## start THE DATA
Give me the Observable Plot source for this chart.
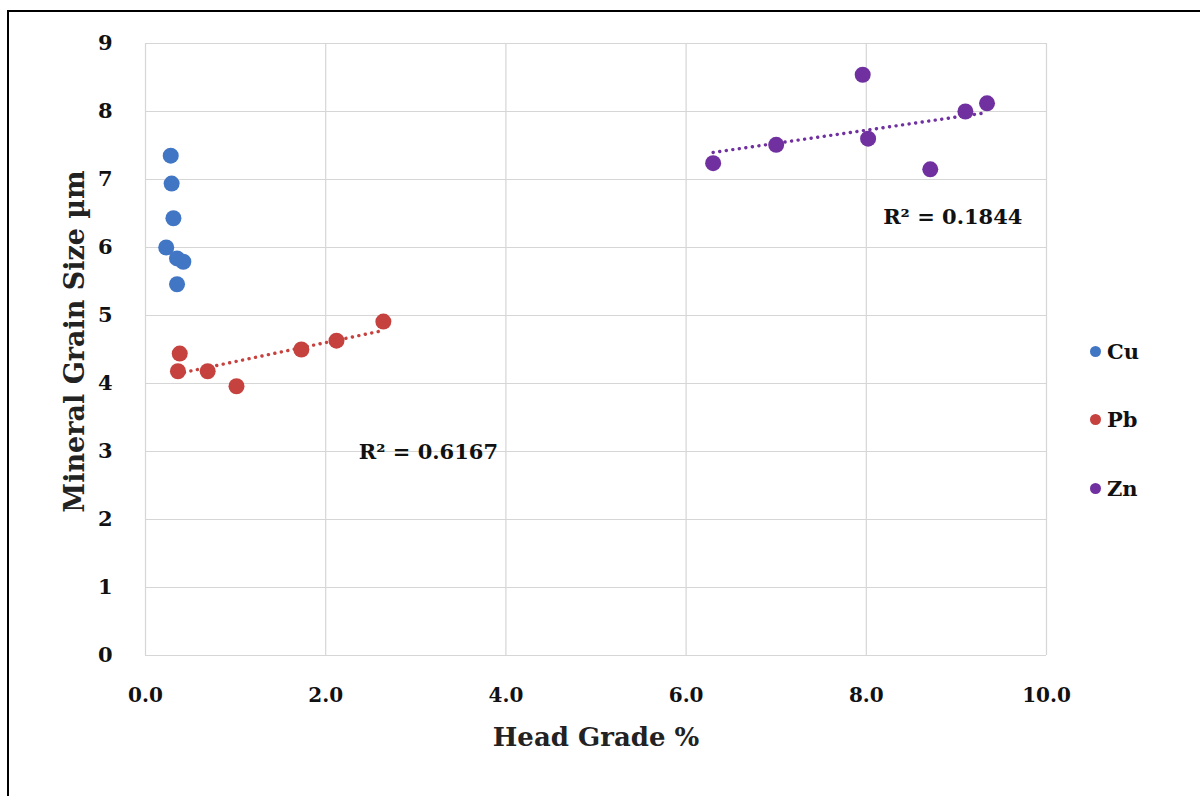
<!DOCTYPE html>
<html>
<head>
<meta charset="utf-8">
<script src="https://cdn.jsdelivr.net/npm/d3@7"></script>
<script src="https://cdn.jsdelivr.net/npm/@observablehq/plot@0.6"></script>
<style>
  html, body { margin: 0; padding: 0; background: #fff; }
  #wrap { position: relative; width: 1200px; height: 796px; overflow: hidden; }
  #frame { position: absolute; left: 7px; top: 10px; right: -10px; bottom: -10px;
           border-left: 2px solid #000; border-top: 2px solid #000; pointer-events: none; }
  #legend { position: absolute; left: 1090px; top: 334px; font-family: "DejaVu Serif", serif;
            font-weight: bold; font-size: 21px; color: #111; }
  .item { display: flex; align-items: center; height: 34px; margin-bottom: 34.5px; }
  .sw { width: 11px; height: 11px; border-radius: 50%; margin-right: 6px; }
</style>
</head>
<body>
<div id="wrap"><div id="frame"></div><div id="legend"></div></div>
<script>
// Series names and colours
const series = ["Cu", "Pb", "Zn"];
const colors = ["#4176c4", "#c6423f", "#7030a0"];

// Cu
const cuX = [0.28, 0.29, 0.31, 0.23, 0.35, 0.42, 0.35];
const cuY = [7.35, 6.94, 6.43, 6.00, 5.84, 5.79, 5.46];
// Pb
const pbX = [0.38, 0.36, 0.69, 1.01, 1.73, 2.12, 2.64];
const pbY = [4.44, 4.18, 4.18, 3.96, 4.50, 4.63, 4.91];
// Zn
const znX = [6.30, 7.00, 7.96, 8.02, 8.71, 9.10, 9.34];
const znY = [7.24, 7.51, 8.54, 7.60, 7.15, 8.00, 8.12];

// Axis ticks
const xTicks = [0, 2, 4, 6, 8, 10];
const yTicks = [0, 1, 2, 3, 4, 5, 6, 7, 8, 9];

// Trendline R² annotations
const r2Labels = ["R² = 0.6167", "R² = 0.1844"];
const r2X = [3.14, 8.96];
const r2Y = [2.99, 6.44];

const toRows = (name, xs, ys) => xs.map((x, i) => ({series: name, x, y: ys[i]}));
const data = [
  ...toRows("Cu", cuX, cuY),
  ...toRows("Pb", pbX, pbY),
  ...toRows("Zn", znX, znY)
];
const trendData = data.filter(d => d.series !== "Cu");
const annotations = r2Labels.map((t, i) => ({text: t, x: r2X[i], y: r2Y[i]}));

const font = "DejaVu Serif, serif";

const chart = Plot.plot({
  width: 1200,
  height: 796,
  marginLeft: 145,
  marginRight: 154,
  marginTop: 43,
  marginBottom: 141,
  style: {fontFamily: font, fontSize: "20px", fontWeight: "bold", background: "transparent", color: "#111"},
  x: {domain: [0, 10]},
  y: {domain: [0, 9]},
  color: {domain: series, range: colors},
  marks: [
    Plot.gridX(xTicks, {stroke: "#d6d6d6", strokeOpacity: 1, strokeWidth: 1.2}),
    Plot.gridY(yTicks, {stroke: "#d6d6d6", strokeOpacity: 1, strokeWidth: 1.2}),
    Plot.axisX(xTicks, {tickSize: 0, tickPadding: 32, tickFormat: d => d.toFixed(1), label: null, fontSize: 20}),
    Plot.axisY(yTicks, {tickSize: 0, tickPadding: 33, tickFormat: d => String(d), label: null, fontSize: 21}),
    Plot.linearRegressionY(trendData, {
      x: "x", y: "y", z: "series", stroke: "series", ci: 0,
      strokeWidth: 3.4, strokeDasharray: "0.1,6.5", strokeLinecap: "round"
    }),
    Plot.dot(data, {x: "x", y: "y", fill: "series", r: 8}),
    Plot.text(annotations, {x: "x", y: "y", text: "text", fontSize: 21, fontWeight: "bold", fill: "#111"}),
    Plot.text(["Head Grade %"], {frameAnchor: "bottom", dy: 90, fontSize: 26, fontWeight: "bold", fill: "#222"}),
    Plot.text(["Mineral Grain Size µm"], {frameAnchor: "left", textAnchor: "middle", dx: -70, dy: -8, rotate: -90, fontSize: 27, fontWeight: "bold", fill: "#222"})
  ]
});

const wrap = document.getElementById("wrap");
wrap.insertBefore(chart, wrap.firstChild);

const legend = document.getElementById("legend");
series.forEach((s, i) => {
  const item = document.createElement("div");
  item.className = "item";
  const sw = document.createElement("span");
  sw.className = "sw";
  sw.style.background = colors[i];
  const label = document.createElement("span");
  label.textContent = s;
  item.appendChild(sw);
  item.appendChild(label);
  legend.appendChild(item);
});
</script>
</body>
</html>
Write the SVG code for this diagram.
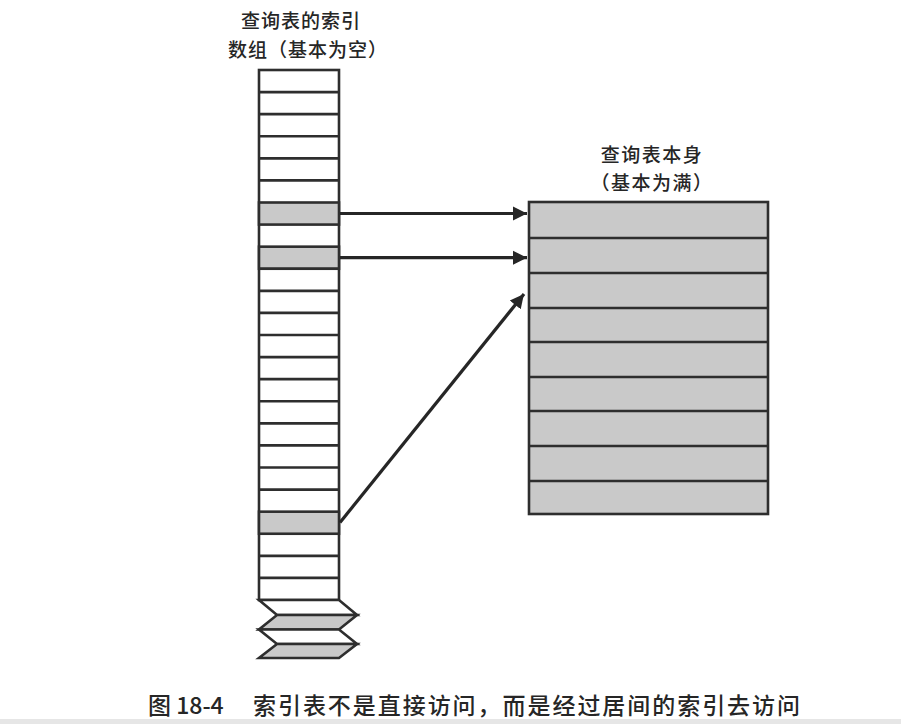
<svg xmlns="http://www.w3.org/2000/svg" width="901" height="724" viewBox="0 0 901 724">
<style>
.t{font-family:"Noto Sans CJK SC","Noto Sans",sans-serif;fill:#262626;font-weight:500;}
.cell{stroke:#2e2e2e;stroke-width:2.6;}
.w{fill:#ffffff;}
.g{fill:#c9c9c9;}
.conn{stroke:#262626;stroke-width:3.2;fill:none;}
</style>
<defs>
<marker id="ah" markerUnits="userSpaceOnUse" markerWidth="16" markerHeight="16" refX="14" refY="8" orient="auto">
<path d="M0,1 L14,8 L0,15 z" fill="#262626"/>
</marker>
</defs>
<rect width="901" height="724" fill="#ffffff"/>
<g id="index-array">
<text class="t" x="301" y="28" font-size="19" letter-spacing="1" text-anchor="middle">查询表的索引</text>
<text class="t" x="308" y="56.5" font-size="19" letter-spacing="1" text-anchor="middle">数组（基本为空）</text>
<rect class="cell w" x="259" y="70" width="80" height="530"/>
<rect class="cell g" x="259" y="202.5" width="80" height="22.08"/>
<rect class="cell g" x="259" y="246.67" width="80" height="22.08"/>
<rect class="cell g" x="259" y="511.67" width="80" height="22.08"/>
<path class="cell" fill="none" d="M259,92.08H339M259,114.17H339M259,136.25H339M259,158.33H339M259,180.42H339M259,268.75H339M259,290.83H339M259,312.92H339M259,335H339M259,357.08H339M259,379.17H339M259,401.25H339M259,423.33H339M259,445.42H339M259,467.5H339M259,489.58H339M259,555.83H339M259,577.92H339"/>
<polygon class="cell w" points="259,600 339,600 357,615 277,615"/>
<polygon class="cell g" points="277,615 357,615 339,629.5 259,629.5"/>
<polygon class="cell w" points="259,629.5 339,629.5 357,644 277,644"/>
<polygon class="cell g" points="277,644 357,644 339,658 259,658"/>
</g>
<g id="lookup-table">
<text class="t" x="652" y="161.5" font-size="19" letter-spacing="1.5" text-anchor="middle">查询表本身</text>
<text class="t" x="652" y="190" font-size="19" letter-spacing="1.5" text-anchor="middle">（基本为满）</text>
<rect class="cell g" x="529" y="202" width="239" height="312" stroke-width="2.8"/>
<path class="cell" fill="none" stroke-width="2.8" d="M529,238H768M529,273H768M529,308H768M529,342H768M529,377H768M529,411H768M529,446H768M529,481H768"/>
</g>
<g id="connectors">
<line class="conn" x1="340" y1="213.5" x2="527" y2="213.5" marker-end="url(#ah)"/>
<line class="conn" x1="340" y1="257.7" x2="527" y2="257.7" marker-end="url(#ah)"/>
<line class="conn" x1="340" y1="522.5" x2="524" y2="294" marker-end="url(#ah)"/>
</g>
<g id="caption">
<text class="t" x="148" y="714" font-size="23">图 18-4</text>
<text class="t" x="253" y="714" font-size="23" textLength="547" lengthAdjust="spacing">索引表不是直接访问，而是经过居间的索引去访问</text>
</g>
<rect x="0" y="719" width="901" height="5" fill="#e6e6e6"/>
</svg>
## end THE DATA
## EXERCISE INSTRUCTIONS
Pull every line containing "this" from the data.

## TASK SOLUTION
Give me the Observable Plot source for this chart.
Write the SVG code for this diagram.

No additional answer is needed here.